Groupe Wagner : un avenir au Bélarus ?
Suite à l'avortement de la marche sur Moscou, les mercenaires de Wagner peuvent désormais choisir, à l'instar de leur chef Evguéni Prigojine, de se rendre au Bélarus pour bénéficier de l'impunité, s'ils ne souhaitent pas rejoindre les troupes régulières russes. L'insurrection aurait pris fin grâce notamment à la médiation du président bélarusse Loukachenko. Les commentateurs s'interrogent sur les conséquences de cette potentielle délocalisation de Wagner.
Une aubaine pour le président bélarusse
Pour El País, Loukachenko est le grand gagnant de la mutinerie de Wagner :
«Il a le plus grand flair d'Europe : voilà l'une des caractéristiques du président bélarusse Alexandre Loukachenko, un homme politique au formidable instinct de survie. Il reprend aujourd'hui le rôle de médiateur qu'il avait joué par le passé. ... Il avait opté pour cette politique tout en louvoiements jusqu'à la répression de son peuple, après la présidentielle de 2020. ... A l'époque, le chef d'Etat bélarusse avait accepté les conditions du Kremlin et l'avait également soutenu lors de l'invasion de l'Ukraine. Prigojine lui offre désormais une nouvelle marge de manœuvre. Reste à savoir si le groupe Wagner mettra ses forces à disposition du Bélarus.»
Les mercenaires font peur à Loukachenko
Pour Novaïa Gazeta Evropa, il est peu probable que Wagner s'établisse en Biélorussie, compte tenu du fait notamment que 32 mercenaires, considérés comme des insurgés potentiels, avaient été arrêtés lors de la crise de 2020-2021 :
«Trois ans plus tard, lorsque Prigojine s'est soudainement érigé en principal adversaire du Kremlin, faisant la une des journaux aux quatre coins du monde, Loukachenko s'est empressé de parler de leur relation de longue date. Mais il ne faudrait pas en conclure pour autant que l'ensemble des mercenaires de Prigojine vont mettre le cap sur le Bélarus. Si à l'époque, Loukachenko tremblait devant un groupe de 30 personnes, il sera aujourd'hui plus enclin à ce qu'on lui tranche la main plutôt que d'accepter cette armée sans foi ni loi sur son territoire. En revanche, pour ce qui est de la personne de Prigojine, il n'y a pas de problème.»
Pour Wagner, impunité et position renforcée
Le déploiement des soldats de Wagner au Bélarus profiterait aux deux parties, peut-on lire dans Mediafax :
«L'insurrection s'est soldée par une situation gagnant-gagnant.
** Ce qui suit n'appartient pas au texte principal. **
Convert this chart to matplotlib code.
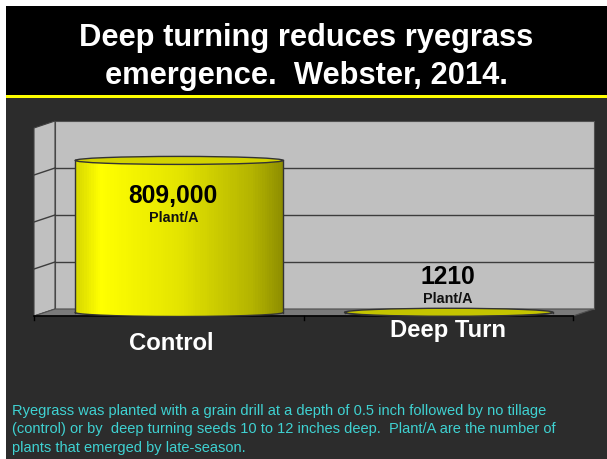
import numpy as np
import matplotlib
matplotlib.use('Agg')
import matplotlib.pyplot as plt
import matplotlib.transforms as mtransforms
from matplotlib.patches import Polygon, Ellipse, Rectangle
from matplotlib.lines import Line2D
from matplotlib.colors import LinearSegmentedColormap
from matplotlib import font_manager

# datos del grafico
categories = ['Control', 'Deep Turn']
plants = [809000, 1210]
value_labels = ['809,000', '1210']
unit_label = 'Plant/A'
y_max = 1000000
grid_step = 250000

title_lines = ['Deep turning reduces ryegrass', 'emergence.  Webster, 2014.']
note_lines = ['Ryegrass was planted with a grain drill at a depth of 0.5 inch followed by no tillage',
              '(control) or by  deep turning seeds 10 to 12 inches deep.  Plant/A are the number of',
              'plants that emerged by late-season.']

# colocacion manual de etiquetas (pixeles)
value_off = [(-6, -35), (-1, 36)]
cat_off = [(3, -26), (10, -13)]

W, H = 607, 460
fig = plt.figure(figsize=(W / 100, H / 100), dpi=100)
fig.patch.set_facecolor('#2c2c2c')

names = {f.name for f in font_manager.fontManager.ttflist}
narrow = 'Liberation Sans Narrow' in names
sans = 'Liberation Sans'

# fondo
bg = fig.add_axes([0, 0, 1, 1])
bg.set_xlim(0, W)
bg.set_ylim(H, 0)
bg.axis('off')
grad = np.linspace(0, 1, 200).reshape(-1, 1)
cm_bg = LinearSegmentedColormap.from_list('bg', ['#1a1a1a', '#303030'])
bg.add_patch(Rectangle((0, 90), W, H, color='#2c2c2c', lw=0))
bg.imshow(grad, cmap=cm_bg, extent=[0, W + 2, H + 2, 98], aspect='auto')
bg.set_xlim(0, W)
bg.set_ylim(H, 0)
bg.add_patch(Rectangle((6, 7), W, 89, color='black', lw=0))
bg.add_patch(Rectangle((6, 95.5), W, 3, color='#ffff00', lw=0))
bg.add_patch(Rectangle((0, 0), 6, H, color='white', lw=0))
bg.add_patch(Rectangle((0, 0), W, 7, color='white', lw=0))

# ejes del plano frontal
x0, x1, yb, yt = 34, 573, 317, 129
ax = fig.add_axes([x0 / W, (H - yb) / H, (x1 - x0) / W, (yb - yt) / H])
ax.set_xlim(-0.5, 1.5)
ax.set_ylim(0, y_max)
ax.axis('off')
dx, dy = 21, 7
ident = mtransforms.IdentityTransform()


def px(x, y, d=0.0):
    X, Y = ax.transData.transform((x, y))
    return (X + d * dx, Y + d * dy)


def linea(p, q, color='#3c3c3c', lw=1.0):
    ax.add_artist(Line2D([p[0], q[0]], [p[1], q[1]], color=color, lw=lw,
                         transform=ident, clip_on=False))


# paredes y piso
ax.add_patch(Polygon([px(-0.5, 0, 1), px(1.5, 0, 1), px(1.5, y_max, 1), px(-0.5, y_max, 1)],
                     closed=True, fc='#c0c0c0', ec='#505050', lw=0.8, transform=ident, clip_on=False))
ax.add_patch(Polygon([px(-0.5, 0), px(-0.5, y_max), px(-0.5, y_max, 1), px(-0.5, 0, 1)],
                     closed=True, fc='#c0c0c0', ec='#404040', lw=0.8, transform=ident, clip_on=False))
ax.add_patch(Polygon([px(-0.5, 0), px(1.5, 0), px(1.5, 0, 1), px(-0.5, 0, 1)],
                     closed=True, fc='#7a7a7a', ec='#505050', lw=0.8, transform=ident, clip_on=False))
for g in range(grid_step, y_max, grid_step):
    linea(px(-0.5, g, 1), px(1.5, g, 1))
    linea(px(-0.5, g), px(-0.5, g, 1))
linea(px(-0.5, 0), px(1.5, 0), color='black', lw=1.2)
for xb in [-0.5, 0.5, 1.5]:
    p = px(xb, 0)
    linea(p, (p[0], p[1] - 4), color='black', lw=1.0)

# cilindros
bw = 0.772
n = 90
cm_cyl = LinearSegmentedColormap.from_list(
    'cyl', [(0, '#d6d600'), (0.12, '#ffff00'), (0.5, '#e4e400'), (0.85, '#b4b400'), (1, '#8e8e00')])
top_fc = ['#d2d200', '#c4c400']
upp = y_max / (yb - yt)
e = 4 * upp
mid = ax.transData + mtransforms.Affine2D().translate(dx / 2, dy / 2)
u = (np.arange(n) + 0.5) / n
for i, v in enumerate(plants):
    xs = i - bw / 2 + u * bw
    sag = e * np.sqrt(1 - (2 * u - 1) ** 2)
    ax.bar(xs, v, width=bw / n * 1.15, bottom=-sag, color=cm_cyl(u), lw=0,
           transform=mid, clip_on=False, zorder=3)
    uu = np.linspace(0, 1, 200)
    ax.plot(i - bw / 2 + uu * bw, -e * np.sqrt(1 - (2 * uu - 1) ** 2), color='#333333', lw=1,
            transform=mid, clip_on=False, zorder=4)
    for xe in [i - bw / 2, i + bw / 2]:
        ax.plot([xe, xe], [0, v], color='#333333', lw=1, transform=mid, clip_on=False, zorder=4)
    ax.add_patch(Ellipse((i, v), bw, 2 * e, fc=top_fc[i], ec='#333333', lw=1,
                         transform=mid, clip_on=False, zorder=5))

    ox, oy = value_off[i]
    ax.annotate(value_labels[i], xy=(i, v), xycoords=mid, xytext=(ox, oy), textcoords='offset pixels',
                ha='center', va='center', fontsize=17.7, fontweight='bold', family=sans,
                color='black', zorder=6, annotation_clip=False)
    ax.annotate(unit_label, xy=(i, v), xycoords=mid, xytext=(ox, oy - 22), textcoords='offset pixels',
                ha='center', va='center', fontsize=10.4, fontweight='bold', family=sans,
                color='#111111', zorder=6, annotation_clip=False)
    cx, cy = cat_off[i]
    ax.annotate(categories[i], xy=(i, 0), xycoords='data', xytext=(cx, cy), textcoords='offset pixels',
                ha='center', va='center', fontsize=17.2, fontweight='bold', family=sans,
                color='white', zorder=6, annotation_clip=False)

# titulo
for k, t in enumerate(title_lines):
    fig.text(306 / W, 1 - (46 + 38 * k) / H, t, ha='center', va='baseline', color='white',
             fontsize=22.2, fontweight='bold', family=sans)

# nota
if narrow:
    nfam, nsize = 'Liberation Sans Narrow', 11.2
else:
    nfam, nsize = sans, 10.5
for k, t in enumerate(note_lines):
    fig.text(12 / W, 1 - (415 + 18.5 * k) / H, t, ha='left', va='baseline', color='#3fd2d2',
             fontsize=nsize, family=nfam)

fig.savefig('out.png', dpi=100, facecolor=fig.get_facecolor())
Les mercenaires de Wagner ne seront pas poursuivis et continueront à intervenir contre rémunération - mais désormais en bénéficiant d'un contrat régulier au sein de l'armée, c'est-à-dire en tant que subordonnés du [ministre de la Défense] Sergueï Choïgou et du [général et chef d'état-major] Valéri Guerassimov. La majorité d'entre eux iront toutefois au Bélarus, où ils seront chargés de former les forces militaires locales, de renforcer les installations de défense à la frontière avec la Pologne et de surveiller les armes nucléaires qui y seront transférées par la Russie. ... En pratique, des milliers de mercenaires de Wagner vont désormais travailler pour Loukachenko.»
Pire que les armes atomiques russes
Rzeczpospolita s'inquiète du déploiement d'unités de Wagner au Bélarus voisin :
«La présence au Bélarus d'au moins 10 000 de mercenaires de Prigojine armés jusqu'aux dents, lesquels ont occupé en l'espace de quelques heures une ville de plus d'un million d'habitants comme Rostov-sur-le-Don, serait une mauvaise nouvelle. Plus mauvais encore que le déploiement d'armes atomiques tactiques. Le dictateur bélarusse disposerait de troupes qui lui permettraient de réprimer la contestation ou les agitations potentielles, sans avoir à mobiliser ses propres forces de sécurité. Il s'agirait par ailleurs d'un nouvel instrument du régime dans ses relations avec ses voisins 'hostiles'.»